O jovem tinha acabado de começar um trabalho autônomo. Amigos compraram roupas na rua 25 de Março e ele revendia na região de Sapopemba. Ele ainda previa começar um serviço em um supermercado próximo de casa, ocupação que considerava boa para quem está prestes a concluir o 3º ano do ensino médio. Era pouco, mas um começo para quem não queria sair de casa e estava diagnosticado com depressão. Heverton mora com a irmã do meio e foi criado por familiares pelo fato da mãe sofrer com dependência química. Há meses, deixou a casa de uma tia, onde morava, para viver com Leyliane, que imaginou ser melhor para ele para conviver com os sobrinhos. “Criança anima, né?!”, explica, sendo complementada por Laylaine. “Ele tem depressão, toma remédio. Tinha acabado de começar um novo tratamento, antidepressivo”, conta.
O temor da família é que a prisão retome o momento crítico da doença, quando ele não se animava com as coisas e ficava apenas no seu canto. A mãe do jovem, Jorgia Cristine Siqueira, se emociona ao falar do filho. Ela conta que Heverton é quem mais a dava suporte nas fases difíceis que passou com o vício em crack. “Fiz tanta coisa errada e não passei por isso. Meu filho, que nunca fez nada, está passando? Parece que estou vendo um filme”, diz. Ela garante que a gravidez do jovem a fez largar o crack. “O Heverton sempre esteve do meu lado, quando tive crises de pânico, me ajudava. Quando chega de noite eu choro muito, era a hora que eu falava com ele. Dói muito. Eu mudei por ele, ele me tirou das drogas. Quando eu soube que estava grávida, eu parei de traficar, de roubar”, explica a mãe.

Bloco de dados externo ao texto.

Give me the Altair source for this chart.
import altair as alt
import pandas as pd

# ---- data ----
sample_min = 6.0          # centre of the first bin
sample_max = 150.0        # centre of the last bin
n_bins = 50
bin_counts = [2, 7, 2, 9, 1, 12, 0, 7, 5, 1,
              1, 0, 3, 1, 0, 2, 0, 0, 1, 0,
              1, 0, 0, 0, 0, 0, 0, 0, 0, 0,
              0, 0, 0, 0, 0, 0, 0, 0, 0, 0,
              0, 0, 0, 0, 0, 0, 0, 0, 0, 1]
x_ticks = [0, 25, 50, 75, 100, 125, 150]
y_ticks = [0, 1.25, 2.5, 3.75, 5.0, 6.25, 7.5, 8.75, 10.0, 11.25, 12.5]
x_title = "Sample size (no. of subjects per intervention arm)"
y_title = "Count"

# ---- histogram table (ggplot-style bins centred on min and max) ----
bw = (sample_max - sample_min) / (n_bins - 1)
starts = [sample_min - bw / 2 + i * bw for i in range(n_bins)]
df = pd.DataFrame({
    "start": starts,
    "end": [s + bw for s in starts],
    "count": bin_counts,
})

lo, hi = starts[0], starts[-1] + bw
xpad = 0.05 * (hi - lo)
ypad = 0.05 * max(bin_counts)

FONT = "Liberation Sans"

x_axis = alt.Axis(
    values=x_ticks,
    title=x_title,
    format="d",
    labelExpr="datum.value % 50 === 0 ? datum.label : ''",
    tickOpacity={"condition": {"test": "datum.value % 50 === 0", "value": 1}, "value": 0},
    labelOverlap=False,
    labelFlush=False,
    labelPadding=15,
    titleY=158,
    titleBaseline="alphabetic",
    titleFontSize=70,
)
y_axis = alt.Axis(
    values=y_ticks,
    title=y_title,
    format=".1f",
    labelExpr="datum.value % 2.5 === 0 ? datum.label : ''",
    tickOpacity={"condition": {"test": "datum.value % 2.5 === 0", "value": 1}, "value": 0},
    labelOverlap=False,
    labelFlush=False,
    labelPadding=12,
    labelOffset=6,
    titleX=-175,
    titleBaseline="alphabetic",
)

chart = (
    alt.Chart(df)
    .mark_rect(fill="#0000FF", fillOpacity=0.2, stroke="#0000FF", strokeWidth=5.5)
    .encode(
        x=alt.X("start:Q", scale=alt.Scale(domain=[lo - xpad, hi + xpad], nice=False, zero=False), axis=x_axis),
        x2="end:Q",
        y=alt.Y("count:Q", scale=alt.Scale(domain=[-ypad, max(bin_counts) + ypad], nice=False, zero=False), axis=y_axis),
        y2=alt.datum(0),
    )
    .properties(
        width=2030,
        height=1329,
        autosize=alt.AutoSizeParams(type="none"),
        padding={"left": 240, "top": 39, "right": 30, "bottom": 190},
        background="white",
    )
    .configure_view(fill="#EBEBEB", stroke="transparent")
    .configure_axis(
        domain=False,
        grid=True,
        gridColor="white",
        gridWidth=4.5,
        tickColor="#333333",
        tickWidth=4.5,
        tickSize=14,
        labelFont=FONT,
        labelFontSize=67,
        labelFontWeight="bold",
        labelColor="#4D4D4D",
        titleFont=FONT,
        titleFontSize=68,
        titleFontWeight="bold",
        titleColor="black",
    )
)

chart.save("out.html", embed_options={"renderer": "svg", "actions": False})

‘Liberdade de pretos tem pouco valor no Brasil’
As prisões de Heverton e V. são vistas como um absurdo pelo advogado Cristiano Maronna, ex-presidente e hoje conselheiro do IBCCRIM (Instituto Brasileiro de Ciências Criminais). Para ele, a carta da vítima por si só é capaz de garantir a liberdade de ambos. “Se a própria vítima reconhece que errou, teria que ser libertado imediatamente. Esperar até 18 de novembro para algo que já pode ser identificado agora?! É a prova maior de que a liberdade, especialmente dos pretos, tem muito pouco valor no Brasil. É mais um elemento que destaca o racismo institucional existe no Judiciário”, critica.
Para o advogado criminalista, este caso evidencia um abuso cometido de forma recorrente pela Justiça brasileira. “Olhando de maneira mais geral, infelizmente temos um sistema de Justiça que, no lugar de garantir direitos, trabalha para que direitos sejam violados, principalmente da população mais vulnerável. Esse rapaz é negro, então temos uma questão racial”, analisa Maronna. “Até um tempo atrás uma juíza escreveu em sentença que o réu não tinha perfil de bandido por ser loiro e ter olhos claros. Temos juízes brancos que julgam réus negros”, prossegue.

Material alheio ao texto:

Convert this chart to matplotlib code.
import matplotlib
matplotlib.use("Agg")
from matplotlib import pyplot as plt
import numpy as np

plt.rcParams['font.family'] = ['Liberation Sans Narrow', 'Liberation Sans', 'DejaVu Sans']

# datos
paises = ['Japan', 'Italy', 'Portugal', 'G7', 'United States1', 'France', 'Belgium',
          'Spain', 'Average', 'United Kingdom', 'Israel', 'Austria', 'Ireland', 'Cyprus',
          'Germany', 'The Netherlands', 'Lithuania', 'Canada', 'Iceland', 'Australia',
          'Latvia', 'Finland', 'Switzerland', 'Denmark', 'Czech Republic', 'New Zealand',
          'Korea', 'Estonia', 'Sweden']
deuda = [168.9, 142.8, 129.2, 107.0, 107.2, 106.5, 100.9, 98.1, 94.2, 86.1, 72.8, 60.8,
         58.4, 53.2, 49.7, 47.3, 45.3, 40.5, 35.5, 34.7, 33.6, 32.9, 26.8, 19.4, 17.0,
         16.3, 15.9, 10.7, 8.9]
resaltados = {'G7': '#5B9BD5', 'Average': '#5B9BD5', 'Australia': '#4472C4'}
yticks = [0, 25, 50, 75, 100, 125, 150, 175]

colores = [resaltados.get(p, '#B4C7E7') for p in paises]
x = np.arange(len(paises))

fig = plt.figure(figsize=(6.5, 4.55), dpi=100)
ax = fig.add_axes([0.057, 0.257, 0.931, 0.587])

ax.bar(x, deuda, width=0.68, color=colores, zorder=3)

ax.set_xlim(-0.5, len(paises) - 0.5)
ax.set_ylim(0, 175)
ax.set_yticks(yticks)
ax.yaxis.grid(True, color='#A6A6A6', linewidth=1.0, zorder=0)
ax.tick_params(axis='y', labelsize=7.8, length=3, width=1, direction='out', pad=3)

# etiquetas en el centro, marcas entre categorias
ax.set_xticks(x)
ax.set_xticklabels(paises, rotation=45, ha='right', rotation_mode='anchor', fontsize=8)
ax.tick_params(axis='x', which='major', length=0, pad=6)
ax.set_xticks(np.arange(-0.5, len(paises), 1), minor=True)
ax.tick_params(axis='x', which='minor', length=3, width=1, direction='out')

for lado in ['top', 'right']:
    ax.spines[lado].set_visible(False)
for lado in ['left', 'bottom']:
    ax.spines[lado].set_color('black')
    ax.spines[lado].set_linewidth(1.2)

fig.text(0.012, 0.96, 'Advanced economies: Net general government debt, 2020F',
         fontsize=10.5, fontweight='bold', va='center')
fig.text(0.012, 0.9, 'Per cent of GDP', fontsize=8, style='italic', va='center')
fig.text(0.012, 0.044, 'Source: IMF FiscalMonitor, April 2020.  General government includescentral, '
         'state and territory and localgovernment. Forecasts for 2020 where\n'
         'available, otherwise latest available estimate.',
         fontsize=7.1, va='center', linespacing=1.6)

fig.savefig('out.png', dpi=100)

Na avaliação de Maronna, o reconhecimento pessoal apresenta falhas, o que fica nítido nesse caso. “A pessoa que sofre a violência, um crime como roubo, pode confundir porque nessa hora está nervosa, pode eventualmente não identificar as características corretas das pessoas. Por isso tem regras no CP: tem que ser cinco pessoas de características físicas próximas”, detalha, citando um procedimento previsto no Código de Processo Penal que não é seguido pelas polícias em reconhecimentos. “É comum o falso reconhecimento, há inúmeros casos baseados em falsos reconhecimentos no país”.
O balanço feito pelo ex-presidente do IBCCRIM é de que um habeas corpus seria suficiente para a soltura de Heverton e V.. E vai além: “O rapaz tem direito de indenização do estado”.